Representative Kevin McCarthy of California, the minority leader in the lower chamber, has said that he believes the debt ceiling should be raised, but lawmakers should reconsider current spending. He said he would not “predetermine” whether Social Security and Medicare would be part of those discussions.
The impending departure of multiple centrist Republican lawmakers has also heightened fears of a standoff in early 2023. Only one House Republican, Representative Adam Kinzinger of Illinois, who is retiring, ultimately voted to raise the debt limit in 2021.
“This is going to be a lame duck that’s not going to be for the fainthearted,” Senator Ron Wyden of Oregon, the chairman of the Finance Committee, said in an interview. Conversations have already begun about how to stave off the threat of cuts to crucial safety net programs or the economic catastrophe that would be unleashed if the United States defaulted on its debt, he said.
With seven weeks remaining between Nov. 14, when lawmakers return after the midterms, and the start of the new Congress on Jan. 3, it is unclear whether Democrats can muster the time or the political will to take up legislation addressing the debt limit.

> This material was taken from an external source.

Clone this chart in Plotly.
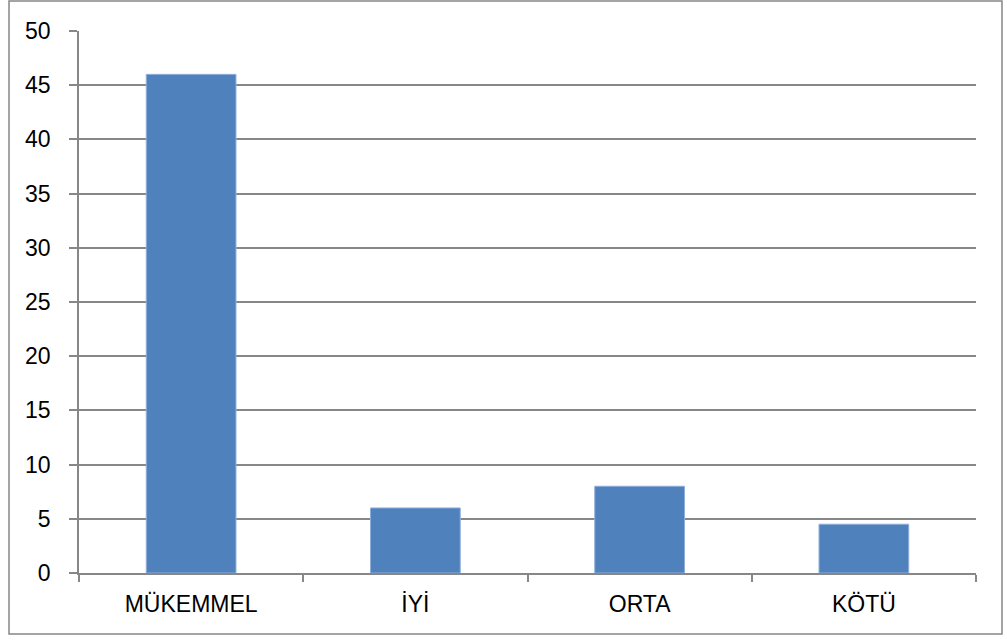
import plotly.graph_objects as go

categories = ["MÜKEMMEL", "İYİ", "ORTA", "KÖTÜ"]
values = [46, 6, 8, 4.5]
y_ticks = [0, 5, 10, 15, 20, 25, 30, 35, 40, 45, 50]

W, H = 1007, 643
ML, MR, MT, MB = 79, 31, 31, 70
pw, ph = W - ML - MR, H - MT - MB

grid = "#878787"
font = dict(family="Liberation Sans, Arial, sans-serif", size=23, color="#000000")

fig = go.Figure(
    go.Bar(
        x=categories,
        y=values,
        marker=dict(color="#4F81BD", line=dict(color="#8EAEDB", width=1)),
        width=0.4,
        hoverinfo="x+y",
    )
)

# outer chart frame, in pixel units converted to paper coordinates
def px_x(v):
    return (v - ML) / pw

def px_y(v):
    return (H - MB - v) / ph

fig.add_shape(
    type="rect", xref="paper", yref="paper",
    x0=px_x(9), x1=px_x(1002), y0=px_y(634), y1=px_y(1),
    line=dict(color="#868686", width=1.5), fillcolor="rgba(0,0,0,0)",
    layer="below",
)

fig.update_layout(
    width=W, height=H,
    margin=dict(l=ML, r=MR, t=MT, b=MB, pad=0),
    paper_bgcolor="white", plot_bgcolor="white",
    font=font,
    showlegend=False,
    xaxis=dict(
        type="category",
        tickson="boundaries",
        ticks="outside", ticklen=7, tickcolor=grid, tickwidth=1.5,
        showgrid=False,
        showline=True, linecolor=grid, linewidth=1.5,
        tickfont=font,
        ticklabelstandoff=10,
        range=[-0.5, 3.5],
    ),
    yaxis=dict(
        range=[0, 50],
        tickvals=y_ticks,
        ticks="outside", ticklen=8, tickcolor=grid, tickwidth=1.5,
        showgrid=True, gridcolor=grid, gridwidth=1.5,
        showline=True, linecolor=grid, linewidth=1.5,
        zeroline=False,
        tickfont=font,
        ticklabelstandoff=14,
    ),
)

fig.write_html("out.html")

Congress must pass an omnibus spending package to keep the government open after Dec. 16 and the annual defense policy bill. That legislation could include more money for Ukraine in its war against Russia, after Mr. McCarthy suggested a Republican majority would question future aid to Ukraine.
Mr. Wyden, like other Democratic officials, did not rule out the possibility of his party trying to unilaterally raise the debt limit during a lame-duck session, by using fast-track reconciliation rules that would prevent a Republican filibuster.
“I’m not going to take anything off the table,” Mr. Wyden said, adding, “I think you’ll find growing amount of concern, particularly about gutting Social Security and Medicare, since this is not as if they haven’t told you what they’re going to do.”